Please repeat, exactly and with nothing added, the lines running from the line that contains "What HTML would" to the line that contains "const jitD=[[-20,-10,0,0,10,20],[-12,-12,0,0,12,12]];", both lines included.
◆ ◆ ◆ ◆ ◆ ◆ ◆
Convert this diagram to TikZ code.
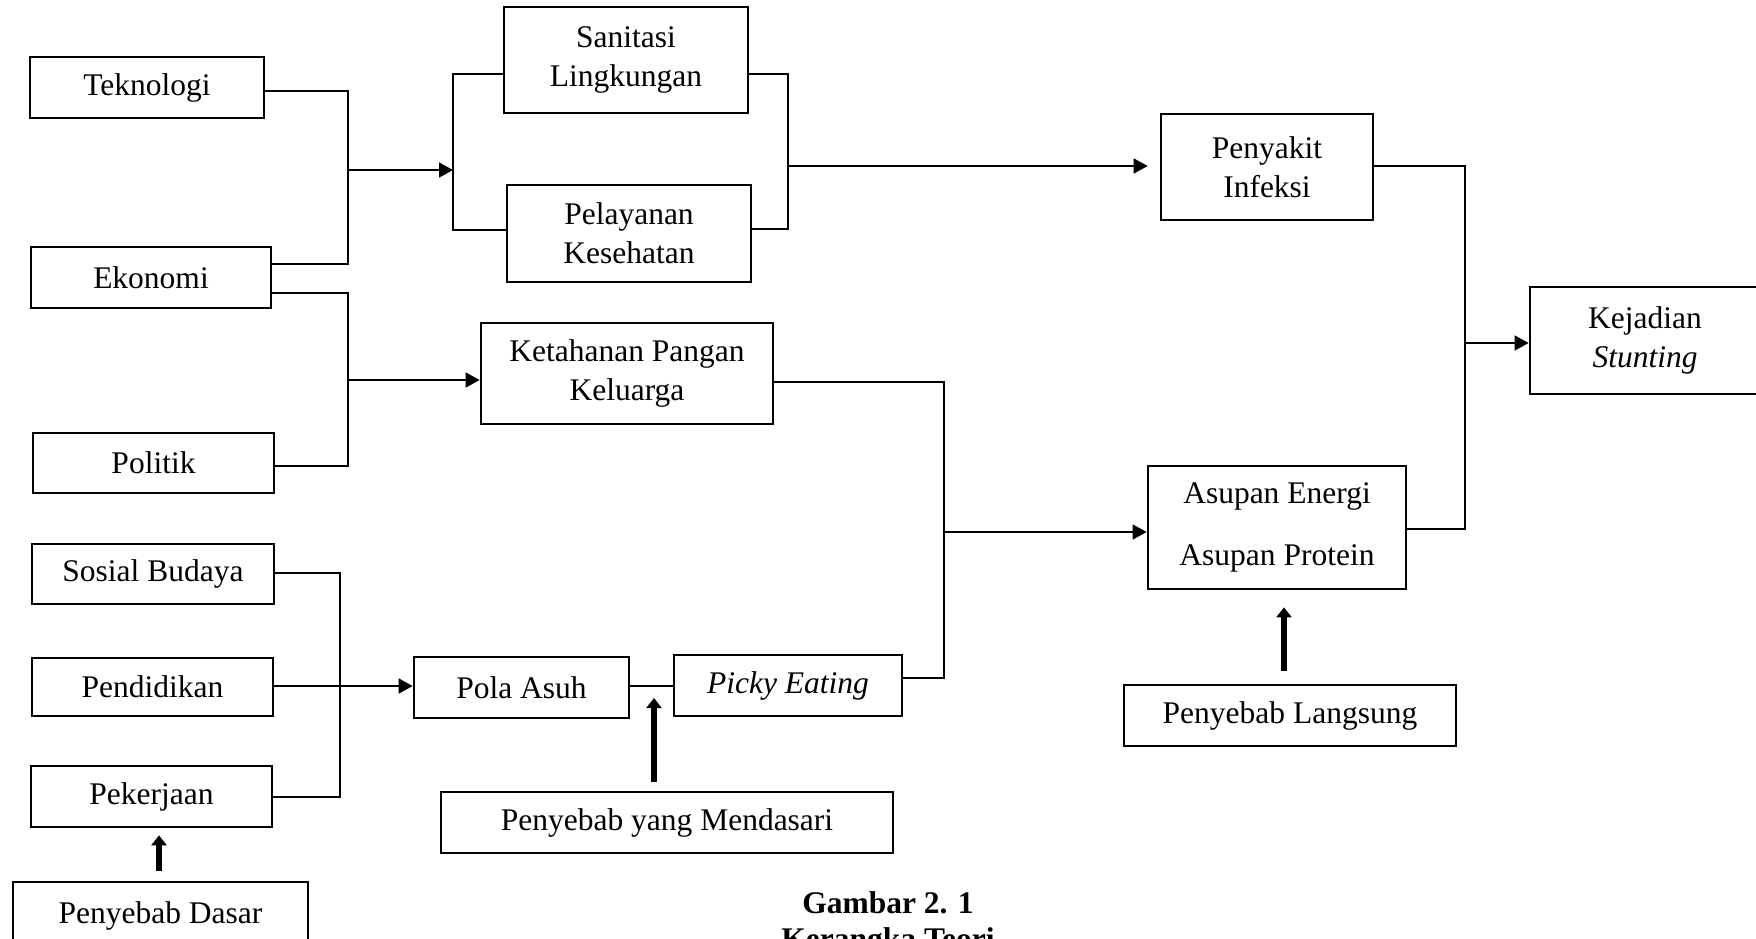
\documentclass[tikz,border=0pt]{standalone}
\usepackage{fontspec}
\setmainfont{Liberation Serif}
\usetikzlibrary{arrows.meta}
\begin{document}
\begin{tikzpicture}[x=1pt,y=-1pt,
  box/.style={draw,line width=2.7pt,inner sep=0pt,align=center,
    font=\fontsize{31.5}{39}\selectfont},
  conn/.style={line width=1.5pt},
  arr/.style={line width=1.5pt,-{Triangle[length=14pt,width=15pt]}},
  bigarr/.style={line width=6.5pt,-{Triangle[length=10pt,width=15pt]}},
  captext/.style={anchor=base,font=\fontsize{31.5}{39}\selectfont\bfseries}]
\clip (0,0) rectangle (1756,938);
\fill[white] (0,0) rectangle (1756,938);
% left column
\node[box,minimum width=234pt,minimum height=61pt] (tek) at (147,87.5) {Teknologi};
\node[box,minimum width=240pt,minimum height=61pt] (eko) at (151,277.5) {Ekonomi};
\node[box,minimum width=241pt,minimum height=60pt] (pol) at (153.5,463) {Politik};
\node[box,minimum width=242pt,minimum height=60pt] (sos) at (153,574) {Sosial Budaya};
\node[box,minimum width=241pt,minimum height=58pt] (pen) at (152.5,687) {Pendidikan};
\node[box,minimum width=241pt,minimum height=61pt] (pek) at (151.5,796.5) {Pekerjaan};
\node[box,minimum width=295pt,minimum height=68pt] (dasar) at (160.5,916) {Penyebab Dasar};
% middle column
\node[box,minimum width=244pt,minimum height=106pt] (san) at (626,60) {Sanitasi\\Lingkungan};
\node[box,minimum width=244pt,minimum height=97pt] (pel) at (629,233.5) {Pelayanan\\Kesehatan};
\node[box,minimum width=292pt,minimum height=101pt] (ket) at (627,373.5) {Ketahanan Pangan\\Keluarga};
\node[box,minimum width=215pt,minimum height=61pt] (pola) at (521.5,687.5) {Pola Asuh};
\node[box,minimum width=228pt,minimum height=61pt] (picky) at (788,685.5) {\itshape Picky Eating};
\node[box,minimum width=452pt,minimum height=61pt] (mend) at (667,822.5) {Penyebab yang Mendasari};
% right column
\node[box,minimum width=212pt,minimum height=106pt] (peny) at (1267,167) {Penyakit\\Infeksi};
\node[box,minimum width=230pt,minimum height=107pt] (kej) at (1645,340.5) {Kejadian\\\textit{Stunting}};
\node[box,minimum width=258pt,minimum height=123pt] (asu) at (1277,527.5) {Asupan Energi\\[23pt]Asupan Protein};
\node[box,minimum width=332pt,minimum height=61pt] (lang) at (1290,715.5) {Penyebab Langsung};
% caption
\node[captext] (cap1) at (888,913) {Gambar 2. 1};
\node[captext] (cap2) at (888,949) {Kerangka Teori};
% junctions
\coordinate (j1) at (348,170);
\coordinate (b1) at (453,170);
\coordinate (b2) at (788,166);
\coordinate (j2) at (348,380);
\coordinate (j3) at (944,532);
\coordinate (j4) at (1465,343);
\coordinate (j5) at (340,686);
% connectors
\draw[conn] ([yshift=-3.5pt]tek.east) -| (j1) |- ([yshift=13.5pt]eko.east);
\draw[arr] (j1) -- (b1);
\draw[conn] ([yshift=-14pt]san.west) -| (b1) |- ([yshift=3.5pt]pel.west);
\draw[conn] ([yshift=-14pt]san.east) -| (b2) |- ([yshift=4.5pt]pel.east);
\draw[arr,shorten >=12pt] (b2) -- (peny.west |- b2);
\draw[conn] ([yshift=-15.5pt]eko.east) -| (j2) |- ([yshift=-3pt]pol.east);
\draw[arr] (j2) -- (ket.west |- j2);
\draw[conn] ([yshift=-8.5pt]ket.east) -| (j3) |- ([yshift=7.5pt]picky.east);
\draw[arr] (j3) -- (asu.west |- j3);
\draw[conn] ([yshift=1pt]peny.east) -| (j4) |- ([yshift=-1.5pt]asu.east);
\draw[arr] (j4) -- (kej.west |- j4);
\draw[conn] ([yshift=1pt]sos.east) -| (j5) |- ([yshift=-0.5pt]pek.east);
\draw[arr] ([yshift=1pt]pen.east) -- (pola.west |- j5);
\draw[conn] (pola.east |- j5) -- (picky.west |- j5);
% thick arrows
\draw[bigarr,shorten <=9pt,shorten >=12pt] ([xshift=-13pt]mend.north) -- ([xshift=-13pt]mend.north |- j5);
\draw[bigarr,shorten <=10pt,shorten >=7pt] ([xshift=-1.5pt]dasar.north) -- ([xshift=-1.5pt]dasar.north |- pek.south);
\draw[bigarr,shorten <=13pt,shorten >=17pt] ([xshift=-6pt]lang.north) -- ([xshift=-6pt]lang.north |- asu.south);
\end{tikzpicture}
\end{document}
◆ ◆ ◆ ◆ ◆ ◆ ◆
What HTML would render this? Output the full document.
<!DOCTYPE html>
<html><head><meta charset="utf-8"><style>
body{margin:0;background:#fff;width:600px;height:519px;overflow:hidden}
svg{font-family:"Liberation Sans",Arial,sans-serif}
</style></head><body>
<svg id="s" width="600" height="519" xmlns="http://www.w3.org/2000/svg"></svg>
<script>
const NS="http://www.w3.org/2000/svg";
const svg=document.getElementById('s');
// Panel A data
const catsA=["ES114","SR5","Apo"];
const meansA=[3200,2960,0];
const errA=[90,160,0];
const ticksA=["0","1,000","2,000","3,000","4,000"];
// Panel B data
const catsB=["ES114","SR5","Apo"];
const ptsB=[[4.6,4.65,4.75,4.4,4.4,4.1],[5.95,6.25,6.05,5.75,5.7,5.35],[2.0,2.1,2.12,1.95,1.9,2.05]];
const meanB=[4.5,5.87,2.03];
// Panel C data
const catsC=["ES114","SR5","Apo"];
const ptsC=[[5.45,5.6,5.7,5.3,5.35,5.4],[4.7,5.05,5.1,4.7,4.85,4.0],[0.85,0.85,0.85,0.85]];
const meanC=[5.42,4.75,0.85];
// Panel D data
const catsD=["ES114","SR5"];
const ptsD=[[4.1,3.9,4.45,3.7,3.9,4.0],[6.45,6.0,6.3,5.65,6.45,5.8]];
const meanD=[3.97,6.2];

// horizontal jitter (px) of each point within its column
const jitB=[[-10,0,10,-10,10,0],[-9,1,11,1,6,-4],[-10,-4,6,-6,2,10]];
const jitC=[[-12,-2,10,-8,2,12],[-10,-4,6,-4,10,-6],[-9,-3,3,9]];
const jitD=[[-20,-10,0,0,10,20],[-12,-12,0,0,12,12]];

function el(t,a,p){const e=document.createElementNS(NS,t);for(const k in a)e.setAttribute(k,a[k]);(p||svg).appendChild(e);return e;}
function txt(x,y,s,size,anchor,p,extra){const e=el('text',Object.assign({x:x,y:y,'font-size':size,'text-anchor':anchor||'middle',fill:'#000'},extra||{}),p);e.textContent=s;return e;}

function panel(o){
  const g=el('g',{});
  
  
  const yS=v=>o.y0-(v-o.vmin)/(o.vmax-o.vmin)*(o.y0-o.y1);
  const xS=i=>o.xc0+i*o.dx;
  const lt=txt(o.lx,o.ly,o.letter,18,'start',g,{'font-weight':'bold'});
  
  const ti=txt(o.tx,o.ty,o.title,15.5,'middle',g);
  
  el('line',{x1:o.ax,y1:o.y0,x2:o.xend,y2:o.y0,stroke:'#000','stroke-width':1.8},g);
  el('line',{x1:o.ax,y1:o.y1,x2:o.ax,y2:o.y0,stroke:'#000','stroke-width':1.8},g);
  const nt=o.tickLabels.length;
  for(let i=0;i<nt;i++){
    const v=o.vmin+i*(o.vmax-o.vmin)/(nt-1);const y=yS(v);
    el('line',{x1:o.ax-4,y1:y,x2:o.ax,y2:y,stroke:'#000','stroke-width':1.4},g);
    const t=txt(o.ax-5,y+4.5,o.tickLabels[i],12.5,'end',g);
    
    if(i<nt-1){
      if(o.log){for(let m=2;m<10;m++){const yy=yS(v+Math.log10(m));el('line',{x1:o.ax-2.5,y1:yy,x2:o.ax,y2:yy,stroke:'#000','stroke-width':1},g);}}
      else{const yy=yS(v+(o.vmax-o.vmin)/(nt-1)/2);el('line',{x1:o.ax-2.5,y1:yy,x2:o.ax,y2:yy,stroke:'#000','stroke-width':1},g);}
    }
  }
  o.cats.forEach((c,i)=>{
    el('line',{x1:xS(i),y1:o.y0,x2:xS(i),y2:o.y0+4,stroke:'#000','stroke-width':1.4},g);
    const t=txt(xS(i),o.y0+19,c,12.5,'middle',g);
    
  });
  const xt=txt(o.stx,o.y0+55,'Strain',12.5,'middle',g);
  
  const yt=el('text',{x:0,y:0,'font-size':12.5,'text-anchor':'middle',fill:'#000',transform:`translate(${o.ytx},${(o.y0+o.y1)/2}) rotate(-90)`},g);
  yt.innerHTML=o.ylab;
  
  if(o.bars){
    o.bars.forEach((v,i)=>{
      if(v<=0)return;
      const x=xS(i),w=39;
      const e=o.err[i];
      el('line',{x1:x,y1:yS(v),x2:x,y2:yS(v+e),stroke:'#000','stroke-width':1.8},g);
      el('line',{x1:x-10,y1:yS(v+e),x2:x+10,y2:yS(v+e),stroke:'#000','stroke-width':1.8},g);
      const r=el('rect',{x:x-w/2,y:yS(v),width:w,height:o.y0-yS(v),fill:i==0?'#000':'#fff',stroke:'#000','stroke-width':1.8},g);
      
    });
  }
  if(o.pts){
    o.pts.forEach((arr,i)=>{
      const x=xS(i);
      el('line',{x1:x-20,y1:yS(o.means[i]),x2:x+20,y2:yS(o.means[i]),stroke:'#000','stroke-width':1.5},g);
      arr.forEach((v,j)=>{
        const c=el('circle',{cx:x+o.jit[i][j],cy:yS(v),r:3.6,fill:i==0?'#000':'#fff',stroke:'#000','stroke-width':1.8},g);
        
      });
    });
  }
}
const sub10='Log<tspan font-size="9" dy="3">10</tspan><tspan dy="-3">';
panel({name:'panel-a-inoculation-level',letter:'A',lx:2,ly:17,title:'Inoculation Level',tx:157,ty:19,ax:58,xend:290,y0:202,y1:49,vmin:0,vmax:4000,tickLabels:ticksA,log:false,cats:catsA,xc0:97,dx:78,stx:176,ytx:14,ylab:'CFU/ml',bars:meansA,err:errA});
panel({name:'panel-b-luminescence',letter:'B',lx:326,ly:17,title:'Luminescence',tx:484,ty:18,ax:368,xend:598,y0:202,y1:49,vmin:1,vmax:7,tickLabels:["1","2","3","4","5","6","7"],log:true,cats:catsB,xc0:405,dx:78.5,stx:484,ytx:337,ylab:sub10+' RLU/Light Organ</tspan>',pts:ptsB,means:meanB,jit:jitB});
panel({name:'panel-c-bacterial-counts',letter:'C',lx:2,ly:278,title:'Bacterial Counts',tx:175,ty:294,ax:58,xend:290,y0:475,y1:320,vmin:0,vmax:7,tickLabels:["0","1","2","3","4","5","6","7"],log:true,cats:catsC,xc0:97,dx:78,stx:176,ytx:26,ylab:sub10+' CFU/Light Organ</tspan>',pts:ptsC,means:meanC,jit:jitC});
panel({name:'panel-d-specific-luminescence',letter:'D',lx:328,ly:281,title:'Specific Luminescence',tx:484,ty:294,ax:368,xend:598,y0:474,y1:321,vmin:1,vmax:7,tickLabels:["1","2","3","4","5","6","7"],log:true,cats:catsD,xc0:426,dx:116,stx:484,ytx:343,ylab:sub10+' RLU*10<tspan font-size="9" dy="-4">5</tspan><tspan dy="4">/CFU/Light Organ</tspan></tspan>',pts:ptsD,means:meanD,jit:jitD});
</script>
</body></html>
◆ ◆ ◆ ◆ ◆ ◆ ◆
** Task answer **
What HTML would render this? Output the full document.
<!DOCTYPE html>
<html><head><meta charset="utf-8"><style>
body{margin:0;background:#fff;width:600px;height:519px;overflow:hidden}
svg{font-family:"Liberation Sans",Arial,sans-serif}
</style></head><body>
<svg id="s" width="600" height="519" xmlns="http://www.w3.org/2000/svg"></svg>
<script>
const NS="http://www.w3.org/2000/svg";
const svg=document.getElementById('s');
// Panel A data
const catsA=["ES114","SR5","Apo"];
const meansA=[3200,2960,0];
const errA=[90,160,0];
const ticksA=["0","1,000","2,000","3,000","4,000"];
// Panel B data
const catsB=["ES114","SR5","Apo"];
const ptsB=[[4.6,4.65,4.75,4.4,4.4,4.1],[5.95,6.25,6.05,5.75,5.7,5.35],[2.0,2.1,2.12,1.95,1.9,2.05]];
const meanB=[4.5,5.87,2.03];
// Panel C data
const catsC=["ES114","SR5","Apo"];
const ptsC=[[5.45,5.6,5.7,5.3,5.35,5.4],[4.7,5.05,5.1,4.7,4.85,4.0],[0.85,0.85,0.85,0.85]];
const meanC=[5.42,4.75,0.85];
// Panel D data
const catsD=["ES114","SR5"];
const ptsD=[[4.1,3.9,4.45,3.7,3.9,4.0],[6.45,6.0,6.3,5.65,6.45,5.8]];
const meanD=[3.97,6.2];

// horizontal jitter (px) of each point within its column
const jitB=[[-10,0,10,-10,10,0],[-9,1,11,1,6,-4],[-10,-4,6,-6,2,10]];
const jitC=[[-12,-2,10,-8,2,12],[-10,-4,6,-4,10,-6],[-9,-3,3,9]];
const jitD=[[-20,-10,0,0,10,20],[-12,-12,0,0,12,12]];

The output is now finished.